Ben’s Canteen Scotch Egg

Bloody Bens Scotch Egg:

Bloody Bens was borne out of Ben’s Canteen. The Canteen was famous for Brunch and to complete the experience we needed to create a banging Bloody Mary which, after much experimentation, we absolutely nailed. The secret was the Spice Mix. Then customers started asking us to bottle it, and just before Christmas 2017, Bloody Bens was created.

Sadly the Canteen is no more, following the two years or so after the Brexit referendum, footfall began to reduce, spend went down and costs went up and up, so eventually, like so many other shops and restaurants, the business couldn’t carry on. However, the silver lining is that Bloody Bens continues!

The other day, we were going through the Canteen archives and came across some old recipes, so we thought we’d share them with you. Please note, these are chef specs rather than more precise home cooking notes, so bear that in mind, especially when you’re yearning for a bit more detail.

If you ask people what they remember about the Canteen then the chances are they will either reference Bottomless Bubbles or that Scotch Egg. The Scotch Egg was the first hero dish at the Canteen, it was pretty much the only reason people came in the early days and it was always a winner.

When we first started it was on the Brunch menu but it used to be a real pain to produce under the pump of weekend brunch, so, sadly, it got shifted to just being on the Dinner Menu. But whether for Brunch or Dins, this with a Bloody Mary is an absolute joy.

The recipe changed a bit over the years, the first incarnation was most likely the best but super complicated and in time it got simplified to this still absolutely delicious orb but Canteen OGs may fondly remember the magnificence of the original and as the recipe is lost, it will just have to be folklore.

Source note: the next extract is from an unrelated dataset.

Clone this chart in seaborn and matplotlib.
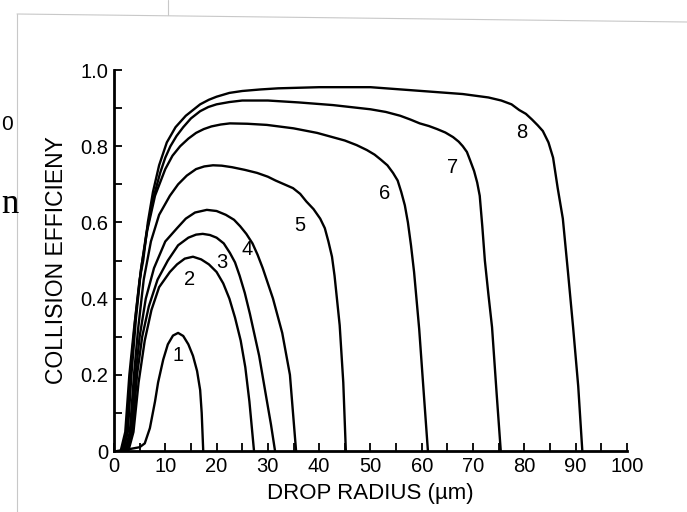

Sausage Mix – helps make 5 Scotch Eggs

  • 500g Sausage Meat
  • 100g Streaky Bacon finely chopped
  • 100g Black Pudding chopped small
  • 10g finely chopped Chives
  • 10g blitzed Dried Mushrooms
  • 10g Mushroom Ketchup

Egg & Flour

  • 1 Soft Boiled Egg
  • 1Egg
  • 200g Panko Bread Crumbs
  • 100g Flour



  • Mix all of the Sausage Mix ingredients together in a bowl.
  • TakeĀ 140g of the Mix and shape around a Soft Boiled Egg – FYI, when you’ve finished soft boiling the Egg, put it in iced water, this stops it cooking and is the key to that magic moment when you cut into your Scotch Egg and the yolk is still runny.
  • Dip your Sausage encased Egg into an Egg, then Flour and then Breadcrumbs.
  • At the Canteen it was then deep fried for around 8 minutes but at home you’re probably better off popping them in the oven at 180 for at least twenty mins.


  • Also, if you have any of the Sausage Meat Mix left over then shape it into a burger patty and fry and then you’ll have the ingredient for the most amazing Breakfast Bap.